Not a few letters remembering, with warmth, Christmases of the past, and regretting the present hurtling pace and money-mindedness of today. Two of them from Belfast. Christmas morning and the pillow-case hanging over the end of the bed with some books for the young boy. Often by R. M. Ballantyne, a sort of lesser Robert Louis Stevenson with tales of pirates and shipwrecks, nothing like the real thing with Long John Silver, parrot on his shoulder chanting "pieces of eight". What did he give his parents? An Edgar Wallace paperback for his father, maybe. Yes, they did have paperbacks in the Thirties. For his mother powder or perfume on the advice of the chemist.

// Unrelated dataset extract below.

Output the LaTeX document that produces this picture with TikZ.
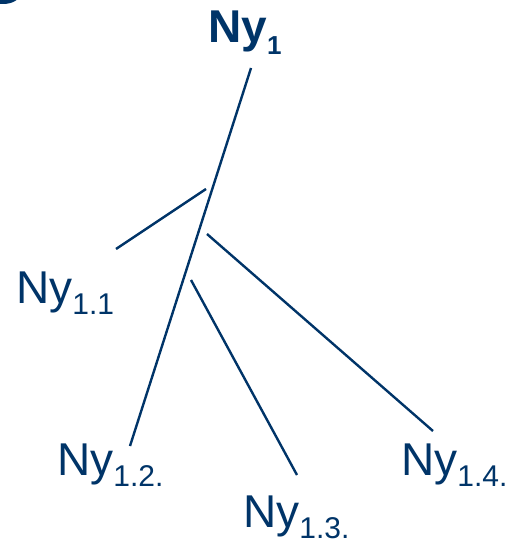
\documentclass[tikz,border=0pt]{standalone}
\usepackage{fontspec}
\setmainfont{Liberation Sans}
\usepackage{tikz}
\usetikzlibrary{positioning}
\definecolor{navy}{RGB}{0, 52, 104}
\newcommand{\nylabel}[1]{Ny\raisebox{-11pt}{\fontsize{30}{30}\selectfont #1}}
\newcommand{\nyroot}[1]{\textbf{Ny\raisebox{-12pt}{\fontsize{26}{26}\selectfont #1}}}
\tikzstyle{leaf} = [draw=none, fill=none, inner sep=0pt, text=navy, anchor=base west, font=\fontsize{46}{46}\selectfont]
\tikzstyle{branch} = [draw=navy, line width=2.4pt]

\begin{document}
\begin{tikzpicture}[x=1pt, y=-1pt]
\useasboundingbox (0,0) rectangle (509,540);

% corner blob ================================
\fill[navy] (3,-6) ellipse [x radius=17, y radius=10];

% labels =====================================
\node[leaf] (ny1) at (208,43) {\nyroot{1}};
\node[leaf] (ny11) at (16,303) {\nylabel{1.1}};
\node[leaf] (ny12) at (57,475) {\nylabel{1.2.}};
\node[leaf] (ny13) at (243,527) {\nylabel{1.3.}};
\node[leaf] (ny14) at (401,475) {\nylabel{1.4.}};

% end points of the lines
\coordinate (top) at (251,68);
\coordinate (bot12) at (130,446);
\coordinate (fork11) at (206,189);
\coordinate (end11) at (116,249);
\coordinate (fork14) at (207,234);
\coordinate (end14) at (433,431);
\coordinate (fork13) at (191,280);
\coordinate (end13) at (297,475);

% edges
\draw[branch] (top) -- (bot12);
\draw[branch] (fork11) -- (end11);
\draw[branch] (fork14) -- (end14);
\draw[branch] (fork13) -- (end13);

\end{tikzpicture}
\end{document}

Then the short ten o'clock service (it must have been a Church of Ireland house) and a walk over one of the lovely hills that surround the city, before the big midday dinner of turkey; the bird always bought from friends in the country. Fourish or fiveish, the mile or so to the grandfather's house, where the old man sat in state on the sofa in the parlour, looking restlessly at his half-hunter watch: "Is the tea not ready Maggie?"
It came uncomfortably early after the dinner, but both his unmarried daughters had worked to make it something special. Cold goose, and salad, trifle and Liz's special Sunday spong-cake are the memories of our friend. (The only strong drink in the house was a little whiskey in case some one got a weakness). After tea there was hymn-singing, the pianist, Liz, also having a fine contralto voice. "Not so loud", the old man would say, "it's a holy day." A cousin who sang in the choir of what was regarded as a fashionable downtown church, would spend some time upstairs grooming himself. Then maybe, after gratefully receiving half a crown from the grandfather (two shillings and six pence or one eighth of a pound) in addition, to various presents our man went to visit a school friend, maybe, take a stroll.
Happy placid memories? Not entirely. How many people you knew were dying of tuberculosis. His mother used to visit, on behalf of the parish, several women dying of what seemed then practically incurable disease. And relatives in the country reported the same - and worse - from the complaint. Workless men walked the streets, thin suits, hardly a decent winter coat among them. Then came rumbles of war and with them work in the shipyards and engineering firms. The coming of the big war, Arthur Campbell was quoted as writing here recently "and ironically it raised our living standards." In the country relatives went to the well for water and trimmed wicks of oil lamps daily. It seems as far off as RLS's desert island.